既存システムからオブジェクトストレージへ大容量データを移行する際は、ネットワーク帯域、移行時間、整合性検証、ダウンタイム計画を事前に評価します。ツールとしてはAWS Snowballのような物理移送や、データ移行用の並列転送ツール、オープンソースのrclone、s3cmd等が利用されます。移行後のアプリケーションはURIベースの参照や認証変更(署名付きURL等)に対応する必要があります。

セキュリティとコンプライアンス

  • 暗号化:保存時(Server-Side Encryption)と転送時(TLS)の両方で暗号化を適用。鍵管理(KMS)の設計も重要です。

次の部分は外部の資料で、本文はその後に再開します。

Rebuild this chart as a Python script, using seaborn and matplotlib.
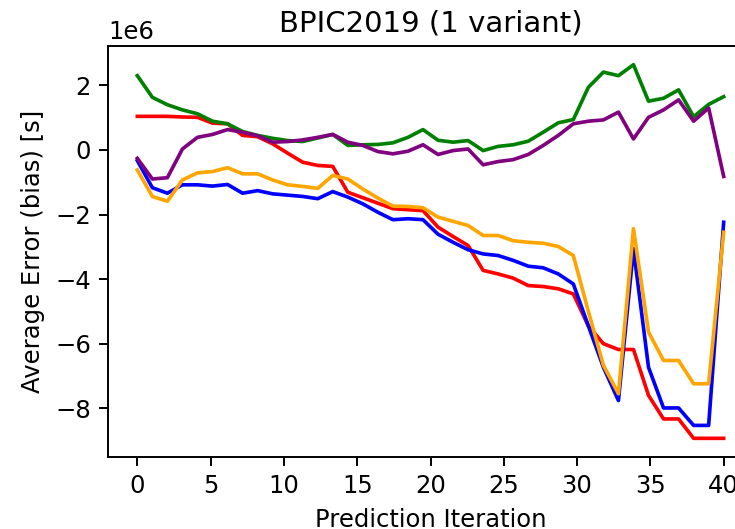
import matplotlib
matplotlib.use("Agg")
import matplotlib.pyplot as plt
import seaborn as sns
import pandas as pd

iteration = [0.0, 1.026, 2.051, 3.077, 4.103, 5.128, 6.154, 7.179, 8.205, 9.231,
             10.256, 11.282, 12.308, 13.333, 14.359, 15.385, 16.41, 17.436, 18.462, 19.487,
             20.513, 21.538, 22.564, 23.59, 24.615, 25.641, 26.667, 27.692, 28.718, 29.744,
             30.769, 31.795, 32.821, 33.846, 34.872, 35.897, 36.923, 37.949, 38.974, 40.0]

# values in units of 1e6 seconds
red = [1.04, 1.04, 1.04, 1.02, 1.01, 0.83, 0.81, 0.45, 0.41, 0.19,
       -0.10, -0.38, -0.48, -0.51, -1.31, -1.48, -1.65, -1.82, -1.85, -1.88,
       -2.39, -2.68, -2.96, -3.73, -3.84, -3.97, -4.20, -4.23, -4.30, -4.46,
       -5.45, -6.00, -6.18, -6.18, -7.60, -8.33, -8.33, -8.93, -8.93, -8.93]
blue = [-0.33, -1.17, -1.34, -1.08, -1.08, -1.12, -1.07, -1.34, -1.26, -1.36,
        -1.40, -1.44, -1.51, -1.29, -1.46, -1.67, -1.93, -2.16, -2.13, -2.16,
        -2.61, -2.86, -3.09, -3.22, -3.27, -3.42, -3.60, -3.65, -3.84, -4.15,
        -5.45, -6.73, -7.76, -3.06, -6.73, -7.99, -7.99, -8.53, -8.53, -2.24]
green = [2.30, 1.63, 1.40, 1.24, 1.12, 0.89, 0.81, 0.57, 0.45, 0.36,
         0.29, 0.26, 0.37, 0.48, 0.14, 0.16, 0.17, 0.22, 0.39, 0.63,
         0.30, 0.24, 0.29, -0.02, 0.11, 0.16, 0.27, 0.55, 0.84, 0.94,
         1.94, 2.41, 2.30, 2.64, 1.51, 1.60, 1.86, 1.03, 1.41, 1.65]
orange = [-0.62, -1.44, -1.59, -0.93, -0.71, -0.67, -0.55, -0.74, -0.74, -0.93,
          -1.08, -1.13, -1.19, -0.79, -0.90, -1.21, -1.49, -1.74, -1.75, -1.79,
          -2.08, -2.21, -2.34, -2.65, -2.65, -2.81, -2.86, -2.89, -2.99, -3.27,
          -5.00, -6.67, -7.55, -2.44, -5.64, -6.52, -6.52, -7.24, -7.24, -2.55]
purple = [-0.26, -0.90, -0.86, 0.03, 0.39, 0.48, 0.63, 0.55, 0.44, 0.24,
          0.26, 0.31, 0.39, 0.48, 0.24, 0.14, -0.05, -0.12, -0.04, 0.16,
          -0.14, -0.02, 0.03, -0.46, -0.36, -0.30, -0.14, 0.14, 0.45, 0.81,
          0.89, 0.93, 1.17, 0.34, 1.01, 1.24, 1.55, 0.89, 1.30, -0.82]

series = [("red", red), ("blue", blue), ("green", green), ("orange", orange), ("purple", purple)]

dpi = 175
fig = plt.figure(figsize=(735 / dpi, 529 / dpi), dpi=dpi)
ax = fig.add_axes([108 / 735, 1 - 457 / 529, (753 - 108) / 735, (457 - 46) / 529])

for color, vals in series:
    df = pd.DataFrame({"x": iteration, "y": [v * 1e6 for v in vals]})
    sns.lineplot(data=df, x="x", y="y", color=color, ax=ax, estimator=None)

ax.set_title("BPIC2019 (1 variant)")
ax.set_xlabel("Prediction Iteration")
ax.set_ylabel("Average Error (bias) [s]")
ax.set_xticks([0, 5, 10, 15, 20, 25, 30, 35, 40])

fig.savefig("out.png", dpi=dpi)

  • アクセス制御:細粒度のアクセス制御や署名付きURLの有効期限管理で不正アクセスを防ぎます。

  • 監査ログ:誰がいつどのオブジェクトにアクセスしたかを記録し、規制(GDPR等)や内部ポリシーに対応できるようにします。

まとめ:設計から運用までのチェックリスト

  • オブジェクトの最大サイズとプラットフォーム制限を確認する。

  • チャンク化/ストリーミング設計を採用してメモリを節約する。

  • マルチパートアップロード、レンジリクエスト、並列転送を活用する。

  • キャッシュとCDNで配信負荷を分散する。

  • ライフサイクルポリシーでコストを最適化する。

  • チェックサム・整合性検査・監視を実装する。

  • 暗号化・アクセス制御・監査ログでセキュリティとコンプライアンスを担保する。